Thrive Tribe Technologies Wants WooBoard Back in the Workforce Stack

Darvesh Singh
6 Min Read

The interesting part of Thrive Tribe Technologies Limited (ASX:1TT) is not that it has found a fresh set of words for an old asset. It is that the company is trying to drag WooBoard and REFFIND into a different buyer conversation altogether.

On 28 May 2026, Thrive Tribe said it would relaunch its legacy enterprise human resources platform for enterprise and government workforces, including defence-related software for globally dispersed employees and deployed personnel. The company said the work follows a recent capital raise announced on 26 May 2026, which the board believes gives it funding to pursue the relaunch of its HR and remote-from-home software suite.

That is the announcement. The story is narrower: Thrive Tribe is trying to turn an employee recognition and engagement platform into a workforce-intelligence product for messy, distributed organisations.

WooBoard is being pointed at harder customers

WooBoard’s original centre of gravity was employee recognition, remote-work support, productivity, mental health and wellbeing. Thrive Tribe now wants to modernise WooBoard and REFFIND into an AI-enabled workforce software suite for enterprises, government agencies and other large employers managing complex teams across countries, time zones, departments, facilities and operational settings.

That shift matters because the target customer has changed. A light employee-engagement tool is one thing. Software used by governments, emergency services, healthcare organisations, schools or defence-linked employers is a different proposition.

The company’s own announcement names potential use cases such as secure role-based communications, wellbeing check-ins, workforce pulse reporting, fatigue awareness, compliance reminders and permissioned dashboards. For military and defence-related settings, it refers to deployed, training, support, logistics and administrative workforces, subject to procurement, security and regulatory requirements.

In plain English, Thrive Tribe is not just selling culture software anymore. It is trying to sell control, visibility and support across workforces that are difficult to manage.

The AI label is useful, but proof will matter more

Thrive Tribe says it intends to assess AI-enabled functions across the revived WooBoard and REFFIND suite, subject to product development, technical feasibility, funding, privacy, security, procurement and compliance requirements. The proposed functions include people analytics, workforce sentiment, wellbeing prompts, training nudges, deployment and reintegration journeys, audit trails and reporting.

The cautious words in that sentence matter. “Intends to assess” is not the same as “has launched”. “Subject to” is doing a lot of work.

The stronger reading is that Thrive Tribe has a market story that fits the moment. Large organisations are still trying to manage hybrid, mobile, frontline and dispersed staff. Government and defence-linked buyers also care about security, audit trails, permissioning and data handling. Thrive Tribe is aiming WooBoard at exactly those pressure points.

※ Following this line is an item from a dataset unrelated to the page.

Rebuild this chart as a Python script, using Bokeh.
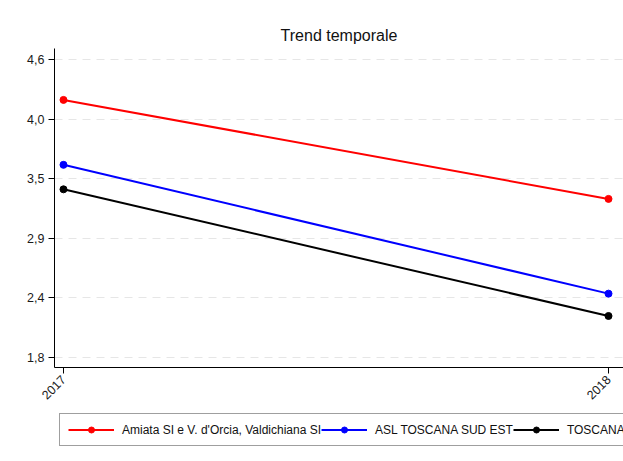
import math
from bokeh.plotting import figure
from bokeh.layouts import column
from bokeh.models import FixedTicker, Legend, LegendItem, Range1d
from bokeh.embed import file_html
from bokeh.resources import INLINE

years = [2017, 2018]
x_tick_labels = ["2017", "2018"]
amiata = [4.22, 3.29]
asl = [3.61, 2.40]
toscana = [3.38, 2.19]
series_names = ["Amiata SI e V. d'Orcia, Valdichiana SI", "ASL TOSCANA SUD EST", "TOSCANA"]
series_colors = ["#ff0000", "#0000ff", "#000000"]
y_ticks = [1.8, 2.36, 2.92, 3.48, 4.04, 4.6]
y_tick_labels = ["1,8", "2,4", "2,9", "3,5", "4,0", "4,6"]

FONT = "Liberation Sans"

# main chart
p = figure(width=623, height=410, output_backend="svg", toolbar_location=None,
           x_range=Range1d(2016.9835, 2018.0275), y_range=Range1d(1.706, 4.703),
           min_border_left=54, min_border_right=0, min_border_top=48, min_border_bottom=43,
           title="Trend temporale")
p.background_fill_color = "white"
p.border_fill_color = "white"
p.outline_line_color = None

p.title.align = "center"
p.title.text_font = FONT
p.title.text_font_size = "16px"
p.title.text_font_style = "normal"
p.title.text_color = "#111111"

for vals, col in zip([amiata, asl, toscana], series_colors):
    p.line(years, vals, line_color=col, line_width=2)
    p.scatter(years, vals, size=7, fill_color=col, line_color=col)

p.xaxis.ticker = FixedTicker(ticks=years)
p.xaxis.major_label_overrides = dict(zip(years, x_tick_labels))
p.xaxis.major_label_orientation = math.pi / 4
p.yaxis.ticker = FixedTicker(ticks=y_ticks)
p.yaxis.major_label_overrides = dict(zip(y_ticks, y_tick_labels))
for ax in [p.xaxis[0], p.yaxis[0]]:
    ax.minor_tick_line_color = None
    ax.major_tick_out = 6
    ax.major_tick_in = 0
    ax.axis_line_color = "black"
    ax.major_tick_line_color = "black"
    ax.major_label_text_font = FONT
    ax.major_label_text_font_size = "12.5px"
    ax.major_label_text_color = "#1a1a1a"
    ax.major_label_standoff = 4

p.xgrid.visible = False
p.ygrid.grid_line_color = "#e6e6e6"
p.ygrid.grid_line_dash = "8 6"

# legend strip
q = figure(width=623, height=51, output_backend="svg", toolbar_location=None,
           x_axis_type=None, y_axis_type=None, min_border=0)
q.outline_line_color = None
q.background_fill_color = "white"
q.border_fill_color = "white"
q.grid.visible = False

items = []
for vals, name, col in zip([amiata, asl, toscana], series_names, series_colors):
    l = q.line(years, vals, line_color=col, line_width=2, visible=False)
    s = q.scatter(years, vals, size=7, fill_color=col, line_color=col, visible=False)
    items.append(LegendItem(label=name, renderers=[l, s]))

legend = Legend(items=items, orientation="horizontal", location=(5, 15),
                glyph_width=46, glyph_height=15, label_height=15, label_standoff=8,
                spacing=-18, padding=8, margin=0,
                label_text_font=FONT, label_text_font_size="12px", label_text_color="#111111",
                border_line_color="#404040", border_line_width=1, background_fill_color="white",
                inactive_fill_alpha=0.0)
q.add_layout(legend, "center")

layout = column(p, q, spacing=0)
open("out.html", "w").write(file_html(layout, INLINE))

The harder reading is that this is still early. The company needs product execution, senior sales capability, security credibility and actual customers. In the same announcement, Thrive Tribe said it was seeking to appoint a senior executive with government and private defence-sector experience to lead engagement with defence-related organisations and private defence contractors.

That makes the next hire almost as important as the next product update.

The rally has raised the bar

External coverage has already picked up the market reaction. Stockhead’s company page lists a 9 June 2026 story with the headline “ASX May Tech Winners: AI frenzy grips markets, as Thrive Tribe soars 300pc”, while another small-cap wrap described Thrive Tribe as up 300% over five days after its relaunch plans.

That kind of move can change the conversation quickly. Before the announcement, the company was largely a micro-cap software name trying to rebuild relevance. After it, investors were being asked to think about AI-enabled workforce software, government procurement and defence-adjacent use cases.

The risk is that the share price starts treating possibility as evidence. The opportunity is that a neglected software platform may have found a sharper market problem than the one it was first built for.

The next evidence is commercial, not conceptual

The next useful signals are not another long list of possible features. They are simpler.

Investors will be watching whether Thrive Tribe appoints the government and defence-sector executive it flagged, whether the modernised WooBoard product moves from assessment into release, and whether any pilot, channel partner or customer agreement gives the relaunch commercial shape. The privacy and security architecture also matters, especially if the company wants credibility with government, healthcare, education, emergency services or defence-linked customers.

For now, the filing shows intent, not traction. Thrive Tribe has reframed an old product around a live market problem. The next test is whether buyers see the same problem clearly enough to pay for it.

This article is general information only. It reports publicly disclosed information and does not take into account your personal objectives, financial situation or needs. It is not financial, investment or other professional advice, and is not a recommendation to buy, sell or hold any security. Insider transactions described here are lawful, publicly disclosed dealings; their presence is not a signal to trade. Do your own research and consider obtaining advice from a licensed professional before making any financial decision.